### THE REQUEST
Your task is to reproduce, verbatim and without pictures, the lines from the opening of the listing through the line containing "const colorLevels = 64;".

### DATA BLOCK
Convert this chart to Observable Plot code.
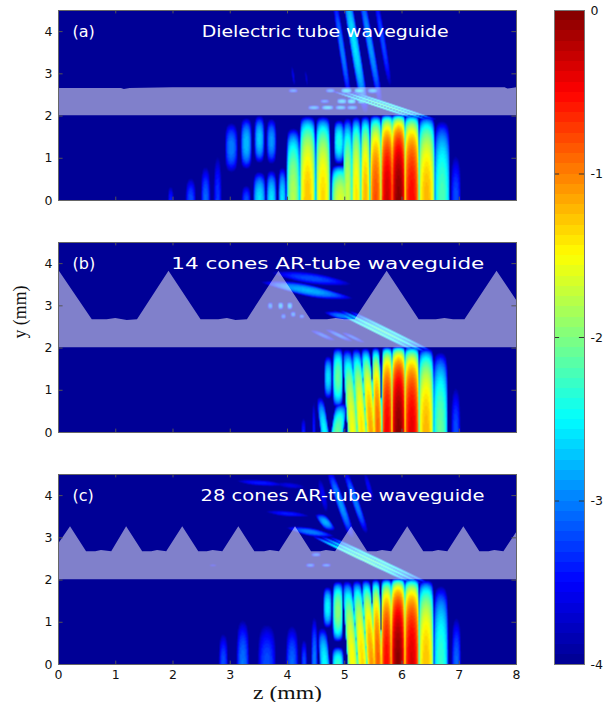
<!DOCTYPE html>
<html>
<head>
<meta charset="utf-8">
<script src="https://cdn.jsdelivr.net/npm/d3@7"></script>
<script src="https://cdn.jsdelivr.net/npm/@observablehq/plot@0.6"></script>
<style>
html,body{margin:0;padding:0;background:#fff}
#chart{position:relative;width:604px;height:702px;overflow:hidden}
#chart svg{position:absolute;left:0;overflow:visible;background:transparent}
</style>
</head>
<body>
<div id="chart"></div>
<script>
// Colour map (log10 of intensity)
const jetDomain = [-4, -3.5, -2.5, -1.5, -0.5, 0];
const jetColors = ["#00008f", "#0000ff", "#00ffff", "#ffff00", "#ff0000", "#800000"];
const xTicks = [0, 1, 2, 3, 4, 5, 6, 7, 8];
const yTicks = [0, 1, 2, 3, 4];
const barTicks = [-1, -2, -3];
const barLabels = [0, -1, -2, -3, -4];
const colorLevels = 64;

// Field lobes: [z, half width, y centre, half height, peak log10, lean dz/dy]
const lobesA = [
  [1.96,.06,0,.5,-3.4,0],[2.31,.1,0,.72,-3.2,0],[2.57,.09,0,1.05,-3.1,0],[2.78,.08,0,1.5,-3.3,0],
  [3.02,.12,1.25,.74,-3.0,0],[3.28,.1,1.35,.72,-2.75,0],[3.51,.09,1.45,.66,-2.7,0],[3.72,.09,1.4,.66,-2.9,0],
  [3.28,.09,0,.48,-3.2,0],[3.51,.11,0,.78,-2.6,0],[3.72,.09,0,.82,-2.6,0],[3.91,.07,0,.9,-2.6,0],
  [4.1,.115,0,1.8,-1.8,0],[4.35,.135,0,2.05,-1.25,0],[4.62,.125,0,2.05,-1.35,0],
  [4.9,.09,1.38,.58,-2.4,0],[4.92,.15,0,.88,-1.65,0],
  [5.05,.08,0,2.05,-1.7,0],[5.2,.08,0,2.05,-1.4,0],[5.36,.08,0,2.05,-1.2,0],[5.54,.1,0,2.05,-.8,0],
  [5.74,.105,0,2.05,-.3,0],[5.94,.115,0,2.05,-.03,0],[6.17,.125,0,2.05,-.5,0],[6.43,.14,0,2.05,-1.2,0],
  [6.7,.14,0,2.05,-2.2,0],[6.94,.1,0,1.45,-3.2,0],
  // beams above the tube
  [4.95,.06,3.6,1.6,-3.0,-.11],[5.17,.085,3.7,1.9,-2.6,-.12],[5.44,.07,3.7,1.8,-2.9,-.13],[5.66,.06,3.8,1.5,-3.2,-.12],
  [4.1,.035,2.95,.42,-3.6,-.1],[4.33,.035,2.9,.38,-3.7,-.1],
  // streaks and dots inside the tube
  [5.55,.07,2.25,.38,-2.3,-2.2],[5.7,.07,2.25,.38,-2.2,-2.2],[5.84,.07,2.25,.38,-2.4,-2.2],
  [4.1,.09,2.6,.07,-3.1,0],[4.75,.09,2.6,.07,-3,0],[5.03,.1,2.6,.08,-2.6,0],[5.26,.1,2.6,.08,-2.6,0],[5.49,.1,2.6,.08,-2.8,0],
  [4.65,.09,2.35,.07,-3.1,0],[4.95,.09,2.35,.08,-2.7,0],[5.12,.08,2.35,.08,-2.6,0],[5.3,.08,2.35,.08,-2.7,0],
  [4.46,.11,2.2,.07,-2.9,0],[4.7,.11,2.2,.07,-2.7,0],[4.93,.1,2.2,.07,-2.8,0],[5.13,.1,2.2,.07,-2.9,0]
];
const lobesB = [
  [4.28,.05,0,.52,-3.4,0],[4.46,.035,0,1.1,-3.4,0],
  [4.65,.075,0,.95,-2.5,-.1],[4.71,.07,1.3,.58,-2.6,0],[4.88,.09,1.3,.76,-2.1,0],[4.87,.11,0,.75,-2.1,.1],
  [5.14,.09,0,2.05,-1.55,-.05],[5.3,.085,0,2.05,-1.4,-.05],[5.46,.08,0,2.05,-1.15,-.05],[5.58,.07,0,2.05,-.9,-.02],
  [5.74,.09,0,2.05,-.45,0],[5.94,.115,0,2.05,-.03,0],[6.17,.125,0,2.05,-.4,0],[6.42,.13,0,2.05,-1.2,0],
  [6.67,.13,0,2.05,-2.1,0],[6.94,.09,0,1.45,-3.2,0],
  // blobs above the tube
  [4.34,.42,3.37,.27,-2.8,-2.5],[4.42,.5,3.65,.24,-3.2,-2.5],[4.95,.22,2.76,.14,-3.0,-1.6],[4.15,.18,4.3,.1,-3.9,-1.5],
  // streaks and dots inside the tube
  [5.55,.07,2.39,.55,-2.3,-1.48],[5.68,.07,2.39,.55,-2.2,-1.48],[5.81,.07,2.39,.55,-2.5,-1.48],
  [4.62,.1,2.3,.18,-3.2,-1.4],[4.9,.09,2.3,.2,-3.1,-1.4],[5.15,.08,2.25,.18,-3.2,-1.4],
  [3.7,.05,3.0,.11,-3,0],[3.88,.05,3.0,.11,-2.8,0],[4.04,.05,3.0,.11,-2.8,0],[3.93,.05,2.75,.09,-3.1,0],[4.1,.05,2.8,.09,-3,0],[4.25,.05,2.75,.07,-3.1,0]
];
const lobesC = [
  [2.88,.09,0,1.0,-3.2,0],[3.22,.12,0,1.35,-3.05,0],[3.64,.18,0,1.3,-3.2,0],[4.08,.12,0,1.2,-3.1,0],
  [4.29,.06,0,.8,-3.2,0],[4.47,.06,0,1.42,-3.0,0],[4.65,.09,0,.98,-2.5,-.05],
  [4.7,.075,1.35,.55,-2.5,0],[4.88,.09,1.25,.76,-1.95,0],[4.88,.1,0,.46,-2.3,0],
  [5.14,.09,0,2.05,-1.5,-.05],[5.31,.085,0,2.05,-1.35,-.05],[5.47,.08,0,2.05,-1.1,-.05],[5.58,.07,0,2.05,-.85,-.02],
  [5.73,.09,0,2.05,-.5,0],[5.93,.115,0,2.05,-.03,0],[6.17,.125,0,2.05,-.35,0],[6.42,.13,0,2.05,-1.25,0],
  [6.68,.13,0,2.05,-2.3,0],[6.95,.09,0,1.45,-3.1,0],
  // beams and blobs above the tube
  [4.93,.08,3.8,1.0,-2.9,-.25],[5.19,.07,3.85,.95,-3.0,-.25],[4.62,.07,4.0,.65,-3.5,-.15],[5.42,.06,4.2,.55,-3.5,-.2],
  [4.66,.11,3.37,.24,-2.8,-.5],[4.4,.28,3.14,.16,-3.0,-2],[4.0,.35,3.57,.12,-3.4,-2.5],[3.53,.4,4.3,.12,-3.4,-2.5],[4.05,.3,4.24,.14,-3.6,-1.5],
  // streaks and dots inside the tube
  [5.34,.07,2.47,.62,-2.2,-1.55],[5.47,.07,2.47,.62,-2.2,-1.55],[5.6,.07,2.47,.62,-2.4,-1.55],
  [4.4,.09,2.35,.07,-3.1,0],[4.5,.09,2.6,.07,-3.1,0],[4.68,.09,2.35,.06,-3.1,0],[2.7,.09,2.35,.06,-3.6,0]
];

// Tube outlines: [z, y of the outer wall]
const outlineA = [[0,2.65],[1.1,2.65],[1.15,2.63],[1.25,2.65],[2,2.67],[4,2.67],[5.5,2.67],[7.8,2.67],[7.85,2.64],[7.95,2.66],[8,2.67]];
const outlineB = [[0,3.85],[.59,2.67],[.85,2.67],[1,2.7],[1.2,2.65],[1.38,2.67],[1.93,3.82],[2.49,2.67],[2.8,2.67],[2.95,2.7],[3.1,2.65],[3.3,2.67],[3.85,3.82],[4.41,2.67],[4.7,2.67],[4.85,2.7],[5.0,2.67],[5.18,2.67],[5.74,3.82],[6.3,2.67],[6.6,2.67],[6.75,2.7],[6.9,2.67],[7.1,2.67],[7.66,3.82],[8,3.13]];
const outlineC = [[0,2.85],[.21,3.26],[.49,2.67],[.65,2.67],[.75,2.7],[.93,2.67],[1.19,3.26],[1.47,2.67],[1.63,2.67],[1.73,2.7],[1.89,2.67],[2.17,3.26],[2.45,2.67],[2.6,2.67],[2.7,2.7],[2.87,2.67],[3.15,3.26],[3.43,2.67],[3.6,2.67],[3.7,2.7],[3.86,2.67],[4.14,3.26],[4.42,2.67],[4.58,2.67],[4.68,2.7],[4.84,2.67],[5.12,3.26],[5.4,2.67],[5.56,2.67],[5.66,2.7],[5.82,2.67],[6.1,3.26],[6.38,2.67],[6.54,2.67],[6.64,2.7],[6.8,2.67],[7.08,3.26],[7.36,2.67],[7.52,2.67],[7.62,2.7],[7.78,2.67],[8,3.12]];

const tagA = "(a)", tagB = "(b)", tagC = "(c)";
const titleA = "Dielectric tube waveguide";
const titleB = "14 cones AR-tube waveguide";
const titleC = "28 cones AR-tube waveguide";
const titleZ = [2.5, 1.97, 2.48];
const titleWidths = [247, 313, 284];
const tagZ = 0.245, labelY = 4.0;
const xAxisName = "z (mm)", yAxisName = "y (mm)";
const xAxisWidth = 69, yAxisWidth = 53;

const sans = "'DejaVu Sans', sans-serif";
const serif = "'Liberation Serif', serif";
const tickColor = "#555";
const colorScale = {type: "linear", domain: jetDomain, range: jetColors, clamp: true};

function sampler(lobes) {
  return (z, y) => {
    let best = 1e-4;
    for (const [z0, w, yc, yh, p, lean] of lobes) {
      const ty = (y - yc) / yh;
      if (ty <= -1 || ty >= 1) continue;
      const tz = (z - (z0 + lean * (y - yc))) / w;
      if (tz <= -1 || tz >= 1) continue;
      const cz = Math.cos(Math.PI / 2 * tz), cy = Math.cos(Math.PI / 2 * ty);
      const v = Math.pow(10, p) * cz * cy * cy;
      if (v > best) best = v;
    }
    // quantised to the colour bar's levels
    const step = 4 / colorLevels;
    return Math.floor(Math.log10(best) / step) * step + step / 2;
  };
}

// The reference's lettering is stretched sideways: fit a text to its measured width.
function fitText(plot, content, width) {
  for (const t of plot.querySelectorAll("text")) {
    if (t.textContent === content) {
      t.setAttribute("textLength", width);
      t.setAttribute("lengthAdjust", "spacingAndGlyphs");
    }
  }
}

function panel({lobes, outline, tag, title, titleX, titleWidth, top, last, mid}) {
  const plot = Plot.plot({
    width: 530, height: last ? 246 : 206,
    marginLeft: 58, marginRight: 14, marginTop: 10, marginBottom: last ? 46 : 6,
    x: {domain: [0, 8], axis: null},
    y: {domain: [0, 4.5], axis: null},
    color: colorScale,
    marks: [
      Plot.raster({fill: sampler(lobes), x1: 0, x2: 8, y1: 0, y2: 4.5, pixelSize: 1}),
      Plot.areaY(outline, {x: d => d[0], y1: 2.01, y2: d => d[1], fill: "white", fillOpacity: 0.5}),
      Plot.ruleX(xTicks, {y1: 0, y2: 0.08, stroke: tickColor}),
      Plot.ruleX(xTicks, {y1: 4.42, y2: 4.5, stroke: tickColor}),
      Plot.ruleY(yTicks, {x1: 0, x2: 0.08, stroke: tickColor}),
      Plot.ruleY(yTicks, {x1: 7.92, x2: 8, stroke: tickColor}),
      Plot.frame({stroke: "#666"}),
      Plot.axisY(yTicks, {tickSize: 0, tickPadding: 6, fontSize: 12.5, fontFamily: sans, fill: "#111", label: null}),
      last ? Plot.axisX(xTicks, {tickSize: 0, tickPadding: 6, fontSize: 12.5, fontFamily: sans, fill: "#111", label: null}) : null,
      last ? Plot.text([xAxisName], {frameAnchor: "bottom", dy: 34, fontFamily: serif, fontSize: 18, fill: "#111"}) : null,
      mid ? Plot.text([yAxisName], {frameAnchor: "left", dx: -38, dy: 1, rotate: -90, fontFamily: serif, fontSize: 18, fill: "#111"}) : null,
      Plot.text([tag], {x: () => tagZ, y: () => labelY, textAnchor: "start", fill: "white", fontSize: 16, fontFamily: sans}),
      Plot.text([title], {x: () => titleX, y: () => labelY, textAnchor: "start", fill: "white", fontSize: 16, fontFamily: sans})
    ]
  });
  fitText(plot, title, titleWidth);
  if (last) fitText(plot, xAxisName, xAxisWidth);
  if (mid) fitText(plot, yAxisName, yAxisWidth);
  plot.style.top = top + "px";
  return plot;
}

const chart = document.getElementById("chart");
chart.append(panel({lobes: lobesA, outline: outlineA, tag: tagA, title: titleA, titleX: titleZ[0], titleWidth: titleWidths[0], top: 0}));
chart.append(panel({lobes: lobesB, outline: outlineB, tag: tagB, title: titleB, titleX: titleZ[1], titleWidth: titleWidths[1], top: 232, mid: true}));
chart.append(panel({lobes: lobesC, outline: outlineC, tag: tagC, title: titleC, titleX: titleZ[2], titleWidth: titleWidths[2], top: 464, last: true}));

// Colour bar
const levelIndex = d3.range(colorLevels);
const barPlot = Plot.plot({
  width: 50, height: 674,
  marginLeft: 0, marginRight: 20, marginTop: 10, marginBottom: 10,
  x: {domain: [0, 1], axis: null},
  y: {domain: [-4, 0], axis: null},
  color: colorScale,
  marks: [
    Plot.rect(levelIndex, {
      x1: 0, x2: 1,
      y1: i => -4 + 4 * i / colorLevels,
      y2: i => -4 + 4 * (i + 1) / colorLevels,
      fill: i => -4 + 4 * (i + 0.5) / colorLevels,
      shapeRendering: "crispEdges"
    }),
    Plot.ruleY(barTicks, {x1: 0, x2: 0.17, stroke: "#333"}),
    Plot.ruleY(barTicks, {x1: 0.83, x2: 1, stroke: "#333"}),
    Plot.frame({stroke: "#777"}),
    Plot.text(barLabels, {x: () => 1, y: d => d, dx: 6, textAnchor: "start", text: d => String(d), fontSize: 12.5, fontFamily: sans, fill: "#111"})
  ]
});
barPlot.style.left = "554px";
barPlot.style.top = "0px";
chart.append(barPlot);
</script>
</body>
</html>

### THE COMPLETED TASK
Convert this chart to Observable Plot code.
<!DOCTYPE html>
<html>
<head>
<meta charset="utf-8">
<script src="https://cdn.jsdelivr.net/npm/d3@7"></script>
<script src="https://cdn.jsdelivr.net/npm/@observablehq/plot@0.6"></script>
<style>
html,body{margin:0;padding:0;background:#fff}
#chart{position:relative;width:604px;height:702px;overflow:hidden}
#chart svg{position:absolute;left:0;overflow:visible;background:transparent}
</style>
</head>
<body>
<div id="chart"></div>
<script>
// Colour map (log10 of intensity)
const jetDomain = [-4, -3.5, -2.5, -1.5, -0.5, 0];
const jetColors = ["#00008f", "#0000ff", "#00ffff", "#ffff00", "#ff0000", "#800000"];
const xTicks = [0, 1, 2, 3, 4, 5, 6, 7, 8];
const yTicks = [0, 1, 2, 3, 4];
const barTicks = [-1, -2, -3];
const barLabels = [0, -1, -2, -3, -4];
const colorLevels = 64;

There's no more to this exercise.